• _INSTRUCTIONS FOR THE TASK_: Return the lines that follow, exactly as they appear, from the first through the one containing "2023/enero octubre 2024)</div>"; no pictures are to be included.

─── GIVEN DATA

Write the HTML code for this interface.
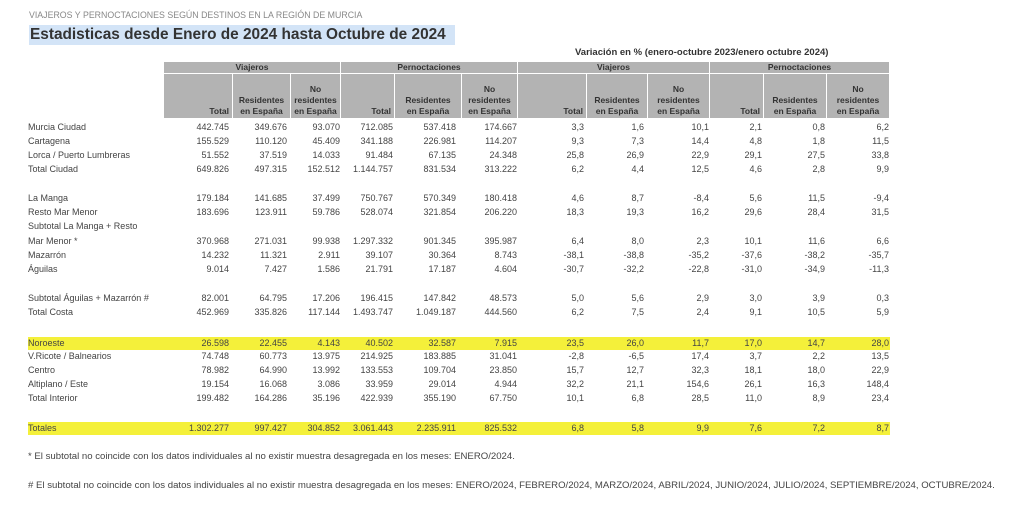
<!DOCTYPE html>
<html><head><meta charset="utf-8"><style>
body{margin:0;width:1024px;height:505px;background:#fff;position:relative;overflow:hidden;font-family:"Liberation Sans",sans-serif;color:#444}
.a{position:absolute}
.r{position:absolute;left:28px;height:13px;line-height:13px;font-size:9px;display:flex;white-space:nowrap}
.r span{text-align:right;display:block}
.r span:first-child{text-align:left;width:136px}
.r span:nth-child(2){width:65px}.r span:nth-child(3){width:58px}.r span:nth-child(4){width:53px}.r span:nth-child(5){width:53px}
.r span:nth-child(6){width:63px}.r span:nth-child(7){width:61px}.r span:nth-child(8){width:67px}.r span:nth-child(9){width:60px}
.r span:nth-child(10){width:65px}.r span:nth-child(11){width:53px}.r span:nth-child(12){width:63px}.r span:nth-child(13){width:64px}
.y{background:#f4f03a;width:862px}
.h{position:absolute;background:#b3b3b3;font-size:8.5px;font-weight:bold;color:#333;text-align:center;line-height:11px}
.hb{display:flex;flex-direction:column;justify-content:flex-end;padding-bottom:1px;box-sizing:border-box}
.hb.t{align-items:flex-end;padding-right:3px}
</style></head><body>
<div class="a" style="left:29px;top:10px;font-size:8.8px;color:#888">VIAJEROS Y PERNOCTACIONES SEGÚN DESTINOS EN LA REGIÓN DE MURCIA</div>
<div class="a" style="left:29px;top:25px;width:426px;height:20px;background:#d3e4f7"></div>
<div class="a" style="left:30px;top:25px;font-size:15.4px;font-weight:bold;color:#333;line-height:20px">Estadisticas desde Enero de 2024 hasta Octubre de 2024</div>
<div class="a" style="left:575px;top:47px;font-size:9.5px;font-weight:bold;color:#333">Variación en % (enero-octubre 2023/enero octubre 2024)</div>

<div class="h" style="left:164px;top:62px;width:176px;height:11px">Viajeros</div>
<div class="h" style="left:341px;top:62px;width:176px;height:11px">Pernoctaciones</div>
<div class="h" style="left:518px;top:62px;width:191px;height:11px">Viajeros</div>
<div class="h" style="left:710px;top:62px;width:179px;height:11px">Pernoctaciones</div>

<div class="h hb t" style="left:164px;top:74px;width:68px;height:44px">Total</div>
<div class="h hb" style="left:233px;top:74px;width:57px;height:44px">Residentes<br>en España</div>
<div class="h hb" style="left:291px;top:74px;width:49px;height:44px">No<br>residentes<br>en España</div>
<div class="h hb t" style="left:341px;top:74px;width:53px;height:44px">Total</div>
<div class="h hb" style="left:395px;top:74px;width:66px;height:44px">Residentes<br>en España</div>
<div class="h hb" style="left:462px;top:74px;width:55px;height:44px">No<br>residentes<br>en España</div>
<div class="h hb t" style="left:518px;top:74px;width:68px;height:44px">Total</div>
<div class="h hb" style="left:587px;top:74px;width:60px;height:44px">Residentes<br>en España</div>
<div class="h hb" style="left:648px;top:74px;width:61px;height:44px">No<br>residentes<br>en España</div>
<div class="h hb t" style="left:710px;top:74px;width:53px;height:44px">Total</div>
<div class="h hb" style="left:764px;top:74px;width:62px;height:44px">Residentes<br>en España</div>
<div class="h hb" style="left:827px;top:74px;width:62px;height:44px">No<br>residentes<br>en España</div>

<div class="r" style="top:121px"><span>Murcia Ciudad</span><span>442.745</span><span>349.676</span><span>93.070</span><span>712.085</span><span>537.418</span><span>174.667</span><span>3,3</span><span>1,6</span><span>10,1</span><span>2,1</span><span>0,8</span><span>6,2</span></div>
<div class="r" style="top:135px"><span>Cartagena</span><span>155.529</span><span>110.120</span><span>45.409</span><span>341.188</span><span>226.981</span><span>114.207</span><span>9,3</span><span>7,3</span><span>14,4</span><span>4,8</span><span>1,8</span><span>11,5</span></div>
<div class="r" style="top:149px"><span>Lorca / Puerto Lumbreras</span><span>51.552</span><span>37.519</span><span>14.033</span><span>91.484</span><span>67.135</span><span>24.348</span><span>25,8</span><span>26,9</span><span>22,9</span><span>29,1</span><span>27,5</span><span>33,8</span></div>
<div class="r" style="top:163px"><span>Total Ciudad</span><span>649.826</span><span>497.315</span><span>152.512</span><span>1.144.757</span><span>831.534</span><span>313.222</span><span>6,2</span><span>4,4</span><span>12,5</span><span>4,6</span><span>2,8</span><span>9,9</span></div>
<div class="r" style="top:192px"><span>La Manga</span><span>179.184</span><span>141.685</span><span>37.499</span><span>750.767</span><span>570.349</span><span>180.418</span><span>4,6</span><span>8,7</span><span>-8,4</span><span>5,6</span><span>11,5</span><span>-9,4</span></div>
<div class="r" style="top:206px"><span>Resto Mar Menor</span><span>183.696</span><span>123.911</span><span>59.786</span><span>528.074</span><span>321.854</span><span>206.220</span><span>18,3</span><span>19,3</span><span>16,2</span><span>29,6</span><span>28,4</span><span>31,5</span></div>
<div class="r" style="top:220px"><span>Subtotal La Manga + Resto</span></div>
<div class="r" style="top:235px"><span>Mar Menor *</span><span>370.968</span><span>271.031</span><span>99.938</span><span>1.297.332</span><span>901.345</span><span>395.987</span><span>6,4</span><span>8,0</span><span>2,3</span><span>10,1</span><span>11,6</span><span>6,6</span></div>
<div class="r" style="top:249px"><span>Mazarrón</span><span>14.232</span><span>11.321</span><span>2.911</span><span>39.107</span><span>30.364</span><span>8.743</span><span>-38,1</span><span>-38,8</span><span>-35,2</span><span>-37,6</span><span>-38,2</span><span>-35,7</span></div>
<div class="r" style="top:263px"><span>Águilas</span><span>9.014</span><span>7.427</span><span>1.586</span><span>21.791</span><span>17.187</span><span>4.604</span><span>-30,7</span><span>-32,2</span><span>-22,8</span><span>-31,0</span><span>-34,9</span><span>-11,3</span></div>
<div class="r" style="top:292px"><span>Subtotal Águilas + Mazarrón #</span><span>82.001</span><span>64.795</span><span>17.206</span><span>196.415</span><span>147.842</span><span>48.573</span><span>5,0</span><span>5,6</span><span>2,9</span><span>3,0</span><span>3,9</span><span>0,3</span></div>
<div class="r" style="top:306px"><span>Total Costa</span><span>452.969</span><span>335.826</span><span>117.144</span><span>1.493.747</span><span>1.049.187</span><span>444.560</span><span>6,2</span><span>7,5</span><span>2,4</span><span>9,1</span><span>10,5</span><span>5,9</span></div>
<div class="r y" style="top:337px"><span>Noroeste</span><span>26.598</span><span>22.455</span><span>4.143</span><span>40.502</span><span>32.587</span><span>7.915</span><span>23,5</span><span>26,0</span><span>11,7</span><span>17,0</span><span>14,7</span><span>28,0</span></div>
<div class="r" style="top:350px"><span>V.Ricote / Balnearios</span><span>74.748</span><span>60.773</span><span>13.975</span><span>214.925</span><span>183.885</span><span>31.041</span><span>-2,8</span><span>-6,5</span><span>17,4</span><span>3,7</span><span>2,2</span><span>13,5</span></div>
<div class="r" style="top:364px"><span>Centro</span><span>78.982</span><span>64.990</span><span>13.992</span><span>133.553</span><span>109.704</span><span>23.850</span><span>15,7</span><span>12,7</span><span>32,3</span><span>18,1</span><span>18,0</span><span>22,9</span></div>
<div class="r" style="top:378px"><span>Altiplano / Este</span><span>19.154</span><span>16.068</span><span>3.086</span><span>33.959</span><span>29.014</span><span>4.944</span><span>32,2</span><span>21,1</span><span>154,6</span><span>26,1</span><span>16,3</span><span>148,4</span></div>
<div class="r" style="top:392px"><span>Total Interior</span><span>199.482</span><span>164.286</span><span>35.196</span><span>422.939</span><span>355.190</span><span>67.750</span><span>10,1</span><span>6,8</span><span>28,5</span><span>11,0</span><span>8,9</span><span>23,4</span></div>
<div class="r y" style="top:422px"><span>Totales</span><span>1.302.277</span><span>997.427</span><span>304.852</span><span>3.061.443</span><span>2.235.911</span><span>825.532</span><span>6,8</span><span>5,8</span><span>9,9</span><span>7,6</span><span>7,2</span><span>8,7</span></div>

<div class="a" style="left:28px;top:451px;font-size:9.6px">* El subtotal no coincide con los datos individuales al no existir muestra desagregada en los meses: ENERO/2024.</div>
<div class="a" style="left:28px;top:480px;font-size:9.6px"># El subtotal no coincide con los datos individuales al no existir muestra desagregada en los meses: ENERO/2024, FEBRERO/2024, MARZO/2024, ABRIL/2024, JUNIO/2024, JULIO/2024, SEPTIEMBRE/2024, OCTUBRE/2024.</div>
</body></html>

──────

• _THE OUTPUT_:
Write the HTML code for this interface.
<!DOCTYPE html>
<html><head><meta charset="utf-8"><style>
body{margin:0;width:1024px;height:505px;background:#fff;position:relative;overflow:hidden;font-family:"Liberation Sans",sans-serif;color:#444}
.a{position:absolute}
.r{position:absolute;left:28px;height:13px;line-height:13px;font-size:9px;display:flex;white-space:nowrap}
.r span{text-align:right;display:block}
.r span:first-child{text-align:left;width:136px}
.r span:nth-child(2){width:65px}.r span:nth-child(3){width:58px}.r span:nth-child(4){width:53px}.r span:nth-child(5){width:53px}
.r span:nth-child(6){width:63px}.r span:nth-child(7){width:61px}.r span:nth-child(8){width:67px}.r span:nth-child(9){width:60px}
.r span:nth-child(10){width:65px}.r span:nth-child(11){width:53px}.r span:nth-child(12){width:63px}.r span:nth-child(13){width:64px}
.y{background:#f4f03a;width:862px}
.h{position:absolute;background:#b3b3b3;font-size:8.5px;font-weight:bold;color:#333;text-align:center;line-height:11px}
.hb{display:flex;flex-direction:column;justify-content:flex-end;padding-bottom:1px;box-sizing:border-box}
.hb.t{align-items:flex-end;padding-right:3px}
</style></head><body>
<div class="a" style="left:29px;top:10px;font-size:8.8px;color:#888">VIAJEROS Y PERNOCTACIONES SEGÚN DESTINOS EN LA REGIÓN DE MURCIA</div>
<div class="a" style="left:29px;top:25px;width:426px;height:20px;background:#d3e4f7"></div>
<div class="a" style="left:30px;top:25px;font-size:15.4px;font-weight:bold;color:#333;line-height:20px">Estadisticas desde Enero de 2024 hasta Octubre de 2024</div>
<div class="a" style="left:575px;top:47px;font-size:9.5px;font-weight:bold;color:#333">Variación en % (enero-octubre 2023/enero octubre 2024)</div>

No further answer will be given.